Question

Two small balls, each of mass m are connected by a light
rigid rod of length L. The system is suspended from its
centre by a thin wire of torsional constant k. The rod is
rotated about the wire through an angle 0, and released.
Find the force exerted by the rod on one of the balls as
the system passes through the mean position.​

Answer 1

Answer:

Answer ⇒ √(k²θ₀⁴/L² + m²g²)

Explanation ⇒ The Rod is rotated through an angle θ₀

, thus the torsion in the wire = kθ₀

Now, Total energy = P.E. stored at this position

Also, Potential energy stored at that position = 1/2 × kθ₀².

At the mean position, this total energy will be converted to K.E.

∴ K.E. at the mean position = 1/2 × I⍵²

where ⍵ is the angular velocity of the ball system at the mean position.
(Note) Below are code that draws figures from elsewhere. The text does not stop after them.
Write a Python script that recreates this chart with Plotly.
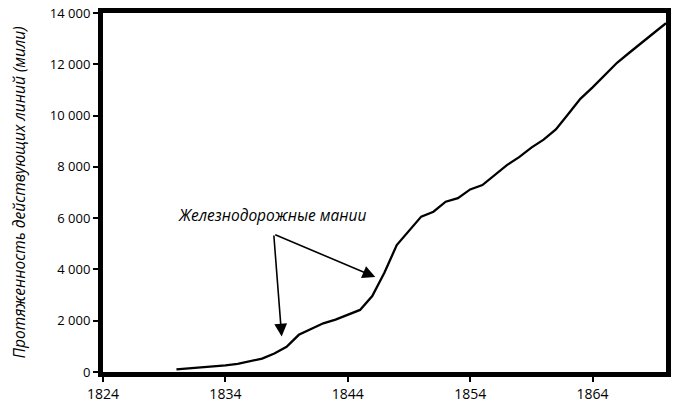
import plotly.graph_objects as go

years = list(range(1830, 1871))
miles = [100, 135, 175, 215, 260, 320, 410, 520, 720, 980,
         1450, 1680, 1900, 2040, 2220, 2420, 2960, 3880, 4950, 5500,
         6060, 6250, 6640, 6780, 7120, 7290, 7680, 8070, 8380, 8750,
         9060, 9460, 10050, 10650, 11100, 11560, 12060, 12450, 12850, 13220, 13600]

x_ticks = [1824, 1834, 1844, 1854, 1864]
y_ticks = [0, 2000, 4000, 6000, 8000, 10000, 12000, 14000]

font_family = "Open Sans, Noto Sans, sans-serif"

W, H = 682, 409
ML, MR, MT, MB = 103, 16, 13, 37

fig = go.Figure()
fig.add_trace(go.Scatter(x=years, y=miles, mode="lines",
                         line=dict(color="black", width=2.3),
                         showlegend=False, hoverinfo="skip"))

arrow_tail = (1837.95, 5380)
heads = [(1838.6, 1380), (1846.25, 3700)]
for hx, hy in heads:
    fig.add_annotation(x=hx, y=hy, ax=arrow_tail[0], ay=arrow_tail[1],
                       xref="x", yref="y", axref="x", ayref="y",
                       text="", showarrow=True, arrowhead=2, arrowsize=1.6,
                       arrowwidth=1.6, arrowcolor="black")

fig.add_annotation(x=1837.8, y=6120, xref="x", yref="y",
                   text="<i>Железнодорожные мании</i>", showarrow=False,
                   font=dict(family=font_family, size=15.5, color="black"))

# y-axis title placed at the left edge of the figure
fig.add_annotation(x=-(ML - 18) / (W - ML - MR), y=0.5, xref="paper", yref="paper",
                   text="<i>Протяженность действующих линий (мили)</i>",
                   textangle=-90, showarrow=False, xanchor="center", yanchor="middle",
                   font=dict(family=font_family, size=15.5, color="black"))

fig.update_layout(
    width=W, height=H,
    margin=dict(l=ML, r=MR, t=MT, b=MB, autoexpand=False),
    paper_bgcolor="white", plot_bgcolor="white",
    separators=", ",
    font=dict(family=font_family, size=13, color="black"),
    xaxis=dict(range=[1824, 1870], tickmode="array", tickvals=x_ticks,
               ticktext=[str(v) for v in x_ticks], automargin=False,
               showgrid=False, zeroline=False,
               showline=True, linecolor="black", linewidth=5, mirror=True,
               ticks="outside", ticklen=5, tickwidth=1.5, tickcolor="black",
               tickfont=dict(size=14)),
    yaxis=dict(range=[0, 14000], tickmode="array", tickvals=y_ticks,
               tickformat=",d", automargin=False,
               showgrid=False, zeroline=False,
               showline=True, linecolor="black", linewidth=5, mirror=True,
               ticks="outside", ticklen=5, tickwidth=1.5, tickcolor="black",
               tickfont=dict(size=13)),
)

fig.write_html("out.html", config={"displayModeBar": False},
               post_script="document.body.style.margin='0';document.body.style.overflow='hidden';")
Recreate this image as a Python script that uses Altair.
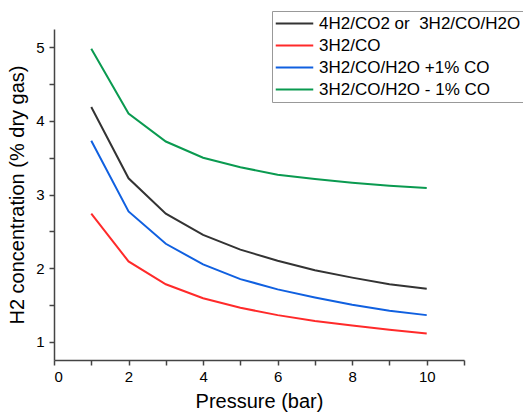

Equating both the equations, we get

I⍵² = kθ₀²

⍵² = kθ₀²/I

where I is the moment of Inertia about the centre of the rod.

∴ I = m(L/2)² + m(L/2)²

∴ I = mL²/2

Therefore,

⍵² = kθ₀²/(mL²/2)

∴ ⍵² = 2kθ₀²/mL²

∴ (v/distance)² = 2kθ₀²/mL²

∴ v²/(L²/4) = 2kθ₀²/mL²

∴ 4v²/L² =2kθ₀²/mL²

∴ 2v² = kθ₀²/m

∴ v² = kθ₀²/2m

Therefore, Centrifugal force = mv²/r = 2mv²/L

= kθ₀²/L

Now Refer to the attachment.

TSinθ = kθ₀²/L

TCosθ = mg

∴ T²Sin²θ + T²Cos²θ = k²θ₀⁴/L² + m²g²

∴ T² = k²θ₀⁴/L² + m²g²

∴ T = √(k²θ₀⁴/L² + m²g²)

Hence, the tension in string is √(k²θ₀⁴/L² + m²g²).